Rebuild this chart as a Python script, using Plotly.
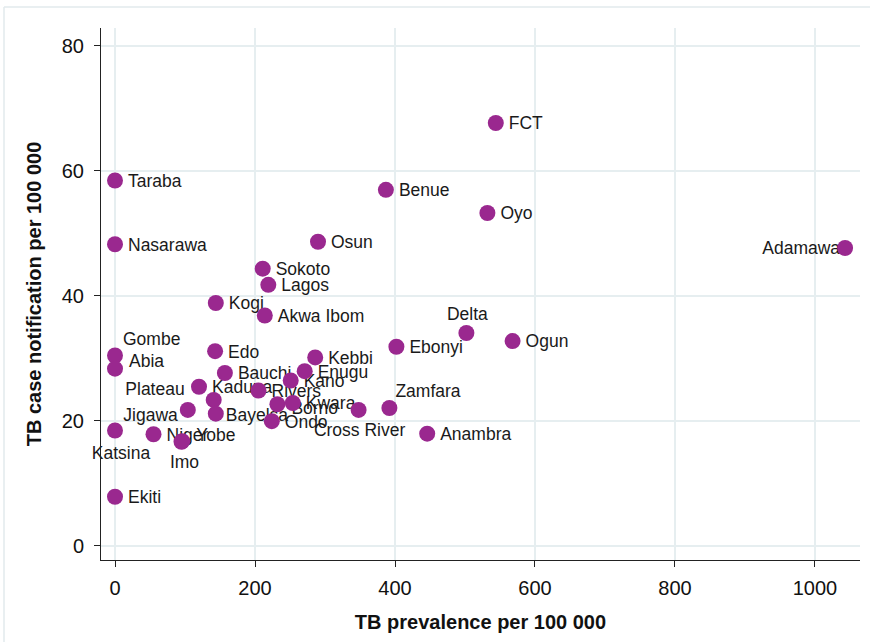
import plotly.graph_objects as go

# TB prevalence vs case notification rates by Nigerian state (per 100 000)
states = ["FCT", "Taraba", "Benue", "Oyo", "Adamawa", "Nasarawa", "Osun",
          "Sokoto", "Lagos", "Kogi", "Akwa Ibom", "Delta", "Ogun", "Ebonyi",
          "Gombe", "Abia", "Edo", "Kebbi", "Enugu", "Bauchi", "Kano",
          "Kaduna", "Rivers", "Plateau", "Jigawa", "Bayelsa", "Borno",
          "Kwara", "Ondo", "Cross River", "Zamfara", "Anambra", "Niger",
          "Imo", "Yobe", "Katsina", "Ekiti"]
prevalence = [544, 0, 387, 532, 1043, 0, 290,
              211, 219, 144, 214, 502, 568, 402,
              0, 0, 143, 286, 271, 157, 251,
              120, 205, 141, 104, 144, 232,
              254, 224, 348, 392, 446, 55,
              95, 96, 0, 0]
notification = [67.6, 58.4, 56.9, 53.2, 47.6, 48.2, 48.6,
                44.3, 41.7, 38.8, 36.8, 34.0, 32.7, 31.8,
                30.4, 28.3, 31.1, 30.1, 27.9, 27.6, 26.4,
                25.4, 24.8, 23.3, 21.7, 21.1, 22.6,
                22.8, 19.9, 21.7, 22.0, 17.9, 17.8,
                16.6, 16.7, 18.4, 7.8]

x_ticks = [0, 200, 400, 600, 800, 1000]
y_ticks = [0, 20, 40, 60, 80]

# label placement: (dx px, dy px downward, anchor) relative to each marker
DEFAULT_LABEL = (13, 2, "l")
label_place = {
    "Gombe": (8, -15, "l"),
    "Abia": (14, -6, "l"),
    "Delta": (1, -17, "c"),
    "Plateau": (-29, -9, "r"),
    "Jigawa": (-10, 7, "r"),
    "Zamfara": (6, -15, "l"),
    "Cross River": (1, 22, "c"),
    "Imo": (3, 22, "c"),
    "Katsina": (6, 24, "c"),
    "Adamawa": (-5, 2, "r"),
    "Bayelsa": (10, 3, "l"),
    "Borno": (14, 5, "l"),
    "Yobe": (14, -5, "l"),
}

W, H = 870, 642
M = dict(l=101, r=10, t=28, b=82)
x_range = [-20, 1064.3]
y_range = [-2.32, 82.8]
px_x = (W - M["l"] - M["r"]) / (x_range[1] - x_range[0])
px_y = (H - M["t"] - M["b"]) / (y_range[1] - y_range[0])

anchor_pos = {"l": "middle right", "r": "middle left", "c": "middle center"}
lab_x, lab_y, lab_pos = [], [], []
for s, xv, yv in zip(states, prevalence, notification):
    dx, dy, a = label_place.get(s, DEFAULT_LABEL)
    lab_x.append(xv + dx / px_x)
    lab_y.append(yv - dy / px_y)
    lab_pos.append(anchor_pos[a])

purple = "#9A288F"
fig = go.Figure()
fig.add_trace(go.Scatter(
    x=lab_x, y=lab_y, mode="text", text=states, textposition=lab_pos,
    textfont=dict(family="Liberation Sans, Arial, sans-serif", size=17.5, color="#1a1a1a"),
    hoverinfo="skip", cliponaxis=False, showlegend=False))
fig.add_trace(go.Scatter(
    x=prevalence, y=notification, mode="markers", text=states,
    marker=dict(size=16, color=purple, line=dict(width=0)),
    cliponaxis=False, showlegend=False))

grid = "#E6EEF0"
axis_common = dict(
    showline=True, linecolor="#222", linewidth=1, mirror=False,
    ticks="outside", ticklen=6, tickwidth=1, tickcolor="#222",
    showgrid=True, gridcolor=grid, gridwidth=1.5, zeroline=False,
    tickfont=dict(family="Liberation Sans, Arial, sans-serif", size=20, color="#111"),
)
fig.update_xaxes(range=x_range, tickvals=x_ticks, ticklabelstandoff=4,
                 title=dict(text="<b>TB prevalence per 100 000</b>", standoff=16,
                            font=dict(family="Liberation Sans, Arial, sans-serif", size=20, color="#111")),
                 **axis_common)
fig.update_yaxes(range=y_range, tickvals=y_ticks, ticklabelstandoff=6,
                 title=dict(text="<b>TB case notification per 100 000</b>", standoff=14,
                            font=dict(family="Liberation Sans, Arial, sans-serif", size=20, color="#111")),
                 **axis_common)

# outer graph-region border (top and left edges)
pw = W - M["l"] - M["r"]
ph = H - M["t"] - M["b"]
left_x = (4 - M["l"]) / pw
top_y = (H - M["b"] - 7) / ph
fig.add_shape(type="line", xref="paper", yref="paper", x0=left_x, x1=1.02,
              y0=top_y, y1=top_y, line=dict(color="#E2EAEC", width=1.5), layer="below")
fig.add_shape(type="line", xref="paper", yref="paper", x0=left_x, x1=left_x,
              y0=-0.2, y1=top_y, line=dict(color="#E2EAEC", width=1.5), layer="below")

fig.update_layout(width=W, height=H, margin=M, plot_bgcolor="white",
                  paper_bgcolor="white", showlegend=False)
fig.write_html("out.html")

_ _ _ _ _

### What you have to do
Write out the lines from the start of the material to the line with "y_ticks = [0, 20, 40, 60, 80]", inclusive and exactly. Skip the pictures.

### Answer
Rebuild this chart as a Python script, using Plotly.
import plotly.graph_objects as go

# TB prevalence vs case notification rates by Nigerian state (per 100 000)
states = ["FCT", "Taraba", "Benue", "Oyo", "Adamawa", "Nasarawa", "Osun",
          "Sokoto", "Lagos", "Kogi", "Akwa Ibom", "Delta", "Ogun", "Ebonyi",
          "Gombe", "Abia", "Edo", "Kebbi", "Enugu", "Bauchi", "Kano",
          "Kaduna", "Rivers", "Plateau", "Jigawa", "Bayelsa", "Borno",
          "Kwara", "Ondo", "Cross River", "Zamfara", "Anambra", "Niger",
          "Imo", "Yobe", "Katsina", "Ekiti"]
prevalence = [544, 0, 387, 532, 1043, 0, 290,
              211, 219, 144, 214, 502, 568, 402,
              0, 0, 143, 286, 271, 157, 251,
              120, 205, 141, 104, 144, 232,
              254, 224, 348, 392, 446, 55,
              95, 96, 0, 0]
notification = [67.6, 58.4, 56.9, 53.2, 47.6, 48.2, 48.6,
                44.3, 41.7, 38.8, 36.8, 34.0, 32.7, 31.8,
                30.4, 28.3, 31.1, 30.1, 27.9, 27.6, 26.4,
                25.4, 24.8, 23.3, 21.7, 21.1, 22.6,
                22.8, 19.9, 21.7, 22.0, 17.9, 17.8,
                16.6, 16.7, 18.4, 7.8]

x_ticks = [0, 200, 400, 600, 800, 1000]
y_ticks = [0, 20, 40, 60, 80]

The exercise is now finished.